Exercise description - Write the lines out again, from the top of the material to the line containing "bin_width = 0.1", pictures excluded.

Supplied information -
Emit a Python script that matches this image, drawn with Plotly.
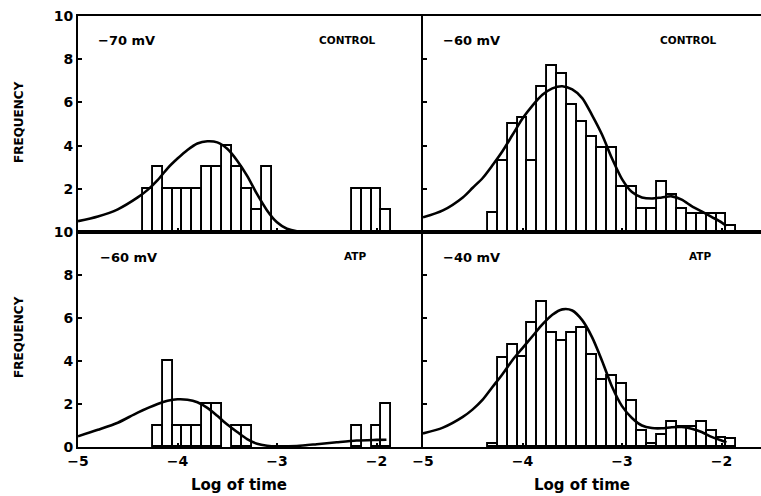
import plotly.graph_objects as go

# ---------------- data ----------------
bin_width = 0.1

# top-left: -70 mV CONTROL
tl_bins = [-4.3, -4.2, -4.1, -4.0, -3.9, -3.8, -3.7, -3.6, -3.5, -3.4, -3.3, -3.2, -3.1,
           -2.2, -2.1, -2.0, -1.9]
tl_freq = [2, 3, 2, 2, 2, 2, 3, 3, 4, 3, 2, 1, 3,
           2, 2, 2, 1]
tl_fit_x = [-5.0, -4.8, -4.6, -4.4, -4.3, -4.2, -4.1, -4.0, -3.9, -3.8, -3.7, -3.6, -3.5,
            -3.4, -3.3, -3.2, -3.1, -3.0, -2.9, -2.8, -2.7]
tl_fit_y = [0.5, 0.72, 1.05, 1.6, 1.95, 2.4, 2.95, 3.4, 3.8, 4.1, 4.2, 4.15, 3.85,
            3.3, 2.6, 1.75, 1.0, 0.45, 0.15, 0.03, 0.0]

# top-right: -60 mV CONTROL
tr_bins = [-4.3, -4.2, -4.1, -4.0, -3.9, -3.8, -3.7, -3.6, -3.5, -3.4, -3.3, -3.2, -3.1,
           -3.0, -2.9, -2.8, -2.7, -2.6, -2.5, -2.4, -2.3, -2.2, -2.1, -2.0, -1.9]
tr_freq = [0.9, 3.3, 5.0, 5.3, 3.3, 6.7, 7.7, 7.3, 5.9, 5.1, 4.4, 3.9, 3.9,
           2.1, 2.1, 1.05, 1.05, 2.3, 1.7, 1.05, 0.85, 0.85, 0.85, 0.85, 0.3]
tr_fit_x = [-5.0, -4.8, -4.6, -4.5, -4.4, -4.3, -4.2, -4.1, -4.0, -3.9, -3.8, -3.7, -3.6,
            -3.5, -3.4, -3.3, -3.2, -3.1, -3.0, -2.9, -2.8, -2.7, -2.6, -2.5, -2.4,
            -2.3, -2.2, -2.1, -2.0, -1.95]
tr_fit_y = [0.68, 1.0, 1.6, 2.05, 2.5, 3.1, 3.75, 4.5, 5.25, 5.85, 6.35, 6.65, 6.75,
            6.6, 6.2, 5.4, 4.5, 3.4, 2.45, 1.85, 1.6, 1.55, 1.6, 1.65, 1.5,
            1.2, 0.95, 0.7, 0.45, 0.28]

# bottom-left: -60 mV ATP
bl_bins = [-4.2, -4.1, -4.0, -3.9, -3.8, -3.7, -3.6, -3.4, -3.3,
           -2.2, -2.0, -1.9]
bl_freq = [1, 4, 1, 1, 1, 2, 2, 1, 1,
           1, 1, 2]
bl_fit_x = [-5.0, -4.8, -4.6, -4.4, -4.2, -4.1, -4.0, -3.9, -3.8, -3.7, -3.6, -3.5,
            -3.4, -3.3, -3.2, -3.1, -3.0, -2.8, -2.6, -2.4, -2.2, -2.0, -1.9]
bl_fit_y = [0.5, 0.8, 1.13, 1.6, 2.0, 2.15, 2.22, 2.2, 2.08, 1.82, 1.45, 1.05,
            0.7, 0.37, 0.15, 0.06, 0.03, 0.05, 0.13, 0.22, 0.3, 0.33, 0.34]

# bottom-right: -40 mV ATP
br_bins = [-4.3, -4.2, -4.1, -4.0, -3.9, -3.8, -3.7, -3.6, -3.5, -3.4, -3.3, -3.2, -3.1,
           -3.0, -2.9, -2.8, -2.7, -2.6, -2.5, -2.4, -2.3, -2.2, -2.1, -2.0, -1.9]
br_freq = [0.13, 4.15, 4.75, 4.2, 5.75, 6.75, 5.3, 4.92, 5.3, 5.55, 4.3, 3.1, 3.3,
           2.95, 2.15, 0.75, 0.15, 0.57, 1.15, 0.93, 0.93, 1.15, 0.75, 0.4, 0.35]
br_fit_x = [-5.0, -4.8, -4.6, -4.5, -4.4, -4.3, -4.2, -4.1, -4.0, -3.9, -3.8, -3.7, -3.6,
            -3.5, -3.4, -3.3, -3.2, -3.1, -3.0, -2.9, -2.8, -2.7, -2.6, -2.5, -2.4,
            -2.3, -2.2, -2.1, -2.0, -1.95]
br_fit_y = [0.63, 0.9, 1.4, 1.75, 2.2, 2.8, 3.4, 4.05, 4.6, 5.15, 5.7, 6.15, 6.4,
            6.35, 5.9, 5.1, 4.0, 2.8, 1.9, 1.35, 1.0, 0.88, 0.87, 0.92, 0.93,
            0.85, 0.7, 0.47, 0.3, 0.22]

panel_text = [("−70 mV", "CONTROL"), ("−60 mV", "CONTROL"), ("−60 mV", "ATP"), ("−40 mV", "ATP")]
x_ticks = [-5, -4, -3, -2]
y_ticks = [0, 2, 4, 6, 8, 10]
x_title = "Log of time"
y_title = "FREQUENCY"

# ---------------- figure ----------------
W, H = 761, 496
ML, MR, MT, MB = 78, 0, 16, 49
PW, PH = W - ML - MR, H - MT - MB
XSPLIT = 423   # px of the middle vertical axis
YSPLIT = 232   # px of the middle horizontal axis
d = (XSPLIT - ML) / PW
h = (H - MB - YSPLIT) / PH
PXU = 99.5     # px per log unit
left_range = [-5, -5 + (XSPLIT - ML) / PXU]
right_range = [-5, -5 + (W - MR - XSPLIT) / PXU]


def px(x):
    return (x - ML) / PW


def py(y):
    return (H - MB - y) / PH


FONT = "DejaVu Sans"
fig = go.Figure()

panels = [
    (tl_bins, tl_freq, tl_fit_x, tl_fit_y, "x3", "y3"),
    (tr_bins, tr_freq, tr_fit_x, tr_fit_y, "x4", "y4"),
    (bl_bins, bl_freq, bl_fit_x, bl_fit_y, "x", "y"),
    (br_bins, br_freq, br_fit_x, br_fit_y, "x2", "y2"),
]
for bins, freq, fx, fy, xa, ya in panels:
    fig.add_trace(go.Bar(x=bins, y=freq, width=bin_width, xaxis=xa, yaxis=ya,
                         marker=dict(color="white", line=dict(color="black", width=1.9)),
                         showlegend=False, hoverinfo="skip"))
    fig.add_trace(go.Scatter(x=fx, y=fy, xaxis=xa, yaxis=ya, mode="lines",
                             line=dict(color="black", width=2.6, shape="spline", smoothing=0.8),
                             showlegend=False, hoverinfo="skip", cliponaxis=True))

tickfont = dict(family=FONT, size=14, color="black", weight="bold")
common_x = dict(showgrid=False, zeroline=False, showline=True, linecolor="black", linewidth=2,
                tickvals=x_ticks, ticks="inside", ticklen=4, tickwidth=2, tickcolor="black",
                tickfont=tickfont, fixedrange=True)
common_y = dict(showgrid=False, zeroline=False, showline=True, linecolor="black", linewidth=2,
                range=[0, 10], ticks="inside", ticklen=4, tickwidth=2, tickcolor="black",
                tickfont=tickfont, fixedrange=True)

layout = dict(
    width=W, height=H, margin=dict(l=ML, r=MR, t=MT, b=MB),
    paper_bgcolor="white", plot_bgcolor="white", bargap=0,
    font=dict(family=FONT, color="black"),
    xaxis=dict(common_x, domain=[0, d], range=left_range, anchor="y", mirror=True, showticklabels=True),
    xaxis2=dict(common_x, domain=[d, 1], range=right_range, anchor="y2", mirror=True, showticklabels=True),
    xaxis3=dict(common_x, domain=[0, d], range=left_range, anchor="y3", mirror=True, showticklabels=False),
    xaxis4=dict(common_x, domain=[d, 1], range=right_range, anchor="y4", mirror=True, showticklabels=False),
    yaxis=dict(common_y, domain=[0, h], anchor="x", tickvals=y_ticks, showticklabels=True),
    yaxis2=dict(common_y, domain=[0, h], anchor="x2", tickvals=y_ticks[1:-1], showticklabels=False),
    yaxis3=dict(common_y, domain=[h, 1], anchor="x3", tickvals=y_ticks[1:], showticklabels=True),
    yaxis4=dict(common_y, domain=[h, 1], anchor="x4", tickvals=y_ticks[1:-1], showticklabels=False),
)
# overlay axes providing the outer half of the crossing tick marks
ov = dict(showgrid=False, zeroline=False, showline=False, ticks="outside", ticklen=3, tickwidth=2,
          tickcolor="black", showticklabels=False, fixedrange=True)
layout["xaxis5"] = dict(ov, overlaying="x", anchor="y", range=left_range, tickvals=x_ticks)
layout["xaxis6"] = dict(ov, overlaying="x2", anchor="y2", range=right_range, tickvals=x_ticks)
layout["xaxis7"] = dict(ov, overlaying="x3", anchor="y3", range=left_range, tickvals=x_ticks)
layout["xaxis8"] = dict(ov, overlaying="x4", anchor="y4", range=right_range, tickvals=x_ticks)
layout["yaxis5"] = dict(ov, overlaying="y", anchor="x", range=[0, 10], tickvals=y_ticks[1:-1])
layout["yaxis6"] = dict(ov, overlaying="y2", anchor="x2", range=[0, 10], tickvals=y_ticks[1:-1])
layout["yaxis7"] = dict(ov, overlaying="y3", anchor="x3", range=[0, 10], tickvals=y_ticks[1:-1])
layout["yaxis8"] = dict(ov, overlaying="y4", anchor="x4", range=[0, 10], tickvals=y_ticks[1:-1])
fig.update_layout(**layout)

ann = []
label_pos = [  # (mV x-left, cond x-left, y centre)
    (96, 317, 41), (441, 658, 41), (98, 342, 257), (441, 687, 257)]
for (mv, cond), (xm, xc, yc) in zip(panel_text, label_pos):
    ann.append(dict(text=mv, x=px(xm), y=py(yc), xref="paper", yref="paper", xanchor="left",
                    yanchor="middle", showarrow=False, font=dict(family=FONT, size=13, color="black", weight="bold")))
    ann.append(dict(text=cond, x=px(xc), y=py(yc - 1), xref="paper", yref="paper", xanchor="left",
                    yanchor="middle", showarrow=False, font=dict(family=FONT, size=10.5, color="black", weight="bold")))
for yc in (122, 337):
    ann.append(dict(text=y_title, x=px(19), y=py(yc), xref="paper", yref="paper", xanchor="center",
                    yanchor="middle", textangle=-90, showarrow=False,
                    font=dict(family=FONT, size=12, color="black", weight="bold")))
for xc in (239, 582):
    ann.append(dict(text=x_title, x=px(xc), y=py(485), xref="paper", yref="paper", xanchor="center",
                    yanchor="middle", showarrow=False,
                    font=dict(family=FONT, size=15, color="black", weight="bold")))
fig.update_layout(annotations=ann)

fig.write_html("out.html")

Solution to this exercise -
Emit a Python script that matches this image, drawn with Plotly.
import plotly.graph_objects as go

# ---------------- data ----------------
bin_width = 0.1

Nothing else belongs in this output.